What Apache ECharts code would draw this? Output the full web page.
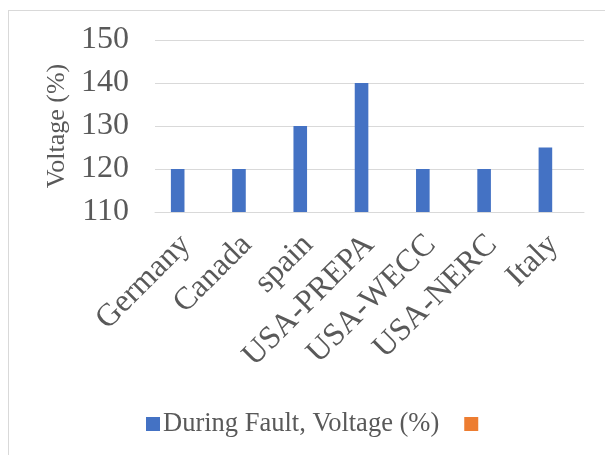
<!DOCTYPE html>
<html>
<head>
<meta charset="utf-8">
<script src="https://cdn.jsdelivr.net/npm/echarts@6/dist/echarts.min.js"></script>
<style>
html,body{margin:0;padding:0;background:#fff;}
#frame{position:absolute;left:8px;top:10px;width:700px;height:600px;border:1px solid #D9D9D9;box-sizing:border-box;}
#chart{position:absolute;left:0;top:0;width:605px;height:455px;}
</style>
</head>
<body>
<div id="frame"></div>
<div id="chart"></div>
<script>
const categories = ['Germany', 'Canada', 'spain', 'USA-PREPA', 'USA-WECC', 'USA-NERC', 'Italy'];
const duringFault = [120, 120, 130, 140, 120, 120, 125];
const secondSeries = [null, null, null, null, null, null, null];
const seriesNames = ['During Fault, Voltage (%)', ' '];
const yTicks = { min: 110, max: 150, interval: 10 };
const yAxisName = 'Voltage (%)';

const font = "'Liberation Serif', 'Times New Roman', serif";
const textColor = '#595959';
const chart = echarts.init(document.getElementById('chart'), null, { renderer: 'canvas' });
chart.setOption({
  animation: false,
  backgroundColor: 'transparent',
  textStyle: { fontFamily: font },
  grid: { left: 155, right: 21, top: 40, bottom: 243, containLabel: false },
  legend: {
    data: seriesNames,
    left: 141,
    top: 404,
    itemWidth: 14,
    itemHeight: 14,
    itemGap: 25,
    icon: 'rect',
    textStyle: { fontFamily: font, fontSize: 26.5, color: textColor, lineHeight: 30, padding: [0, 0, 0, -2] }
  },
  xAxis: {
    type: 'category',
    data: categories,
    axisTick: { show: false },
    axisLine: { show: true, lineStyle: { color: '#D9D9D9', width: 1 } },
    axisLabel: { rotate: 45, fontFamily: font, fontSize: 32, color: textColor, margin: 28, interval: 0 }
  },
  yAxis: {
    type: 'value',
    min: yTicks.min,
    max: yTicks.max,
    interval: yTicks.interval,
    name: yAxisName,
    nameLocation: 'middle',
    nameGap: 83,
    nameTextStyle: { fontFamily: font, fontSize: 26, color: textColor },
    axisLine: { show: false },
    axisTick: { show: false },
    splitLine: { lineStyle: { color: '#D9D9D9', width: 1 } },
    axisLabel: { fontFamily: font, fontSize: 32, color: textColor, margin: 26 }
  },
  series: [
    { name: seriesNames[0], type: 'bar', data: duringFault, barWidth: 13.6, barGap: '17%', itemStyle: { color: '#4472C4' } },
    { name: seriesNames[1], type: 'bar', data: secondSeries, barWidth: 13.6, itemStyle: { color: '#ED7D31' } }
  ]
});
</script>
</body>
</html>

▶ **TO BE DONE**
Repeat the material above in full and unchanged, minus its images.

▶ **COMPLETE OUTPUT**
What Apache ECharts code would draw this? Output the full web page.
<!DOCTYPE html>
<html>
<head>
<meta charset="utf-8">
<script src="https://cdn.jsdelivr.net/npm/echarts@6/dist/echarts.min.js"></script>
<style>
html,body{margin:0;padding:0;background:#fff;}
#frame{position:absolute;left:8px;top:10px;width:700px;height:600px;border:1px solid #D9D9D9;box-sizing:border-box;}
#chart{position:absolute;left:0;top:0;width:605px;height:455px;}
</style>
</head>
<body>
<div id="frame"></div>
<div id="chart"></div>
<script>
const categories = ['Germany', 'Canada', 'spain', 'USA-PREPA', 'USA-WECC', 'USA-NERC', 'Italy'];
const duringFault = [120, 120, 130, 140, 120, 120, 125];
const secondSeries = [null, null, null, null, null, null, null];
const seriesNames = ['During Fault, Voltage (%)', ' '];
const yTicks = { min: 110, max: 150, interval: 10 };
const yAxisName = 'Voltage (%)';

const font = "'Liberation Serif', 'Times New Roman', serif";
const textColor = '#595959';
const chart = echarts.init(document.getElementById('chart'), null, { renderer: 'canvas' });
chart.setOption({
  animation: false,
  backgroundColor: 'transparent',
  textStyle: { fontFamily: font },
  grid: { left: 155, right: 21, top: 40, bottom: 243, containLabel: false },
  legend: {
    data: seriesNames,
    left: 141,
    top: 404,
    itemWidth: 14,
    itemHeight: 14,
    itemGap: 25,
    icon: 'rect',
    textStyle: { fontFamily: font, fontSize: 26.5, color: textColor, lineHeight: 30, padding: [0, 0, 0, -2] }
  },
  xAxis: {
    type: 'category',
    data: categories,
    axisTick: { show: false },
    axisLine: { show: true, lineStyle: { color: '#D9D9D9', width: 1 } },
    axisLabel: { rotate: 45, fontFamily: font, fontSize: 32, color: textColor, margin: 28, interval: 0 }
  },
  yAxis: {
    type: 'value',
    min: yTicks.min,
    max: yTicks.max,
    interval: yTicks.interval,
    name: yAxisName,
    nameLocation: 'middle',
    nameGap: 83,
    nameTextStyle: { fontFamily: font, fontSize: 26, color: textColor },
    axisLine: { show: false },
    axisTick: { show: false },
    splitLine: { lineStyle: { color: '#D9D9D9', width: 1 } },
    axisLabel: { fontFamily: font, fontSize: 32, color: textColor, margin: 26 }
  },
  series: [
    { name: seriesNames[0], type: 'bar', data: duringFault, barWidth: 13.6, barGap: '17%', itemStyle: { color: '#4472C4' } },
    { name: seriesNames[1], type: 'bar', data: secondSeries, barWidth: 13.6, itemStyle: { color: '#ED7D31' } }
  ]
});
</script>
</body>
</html>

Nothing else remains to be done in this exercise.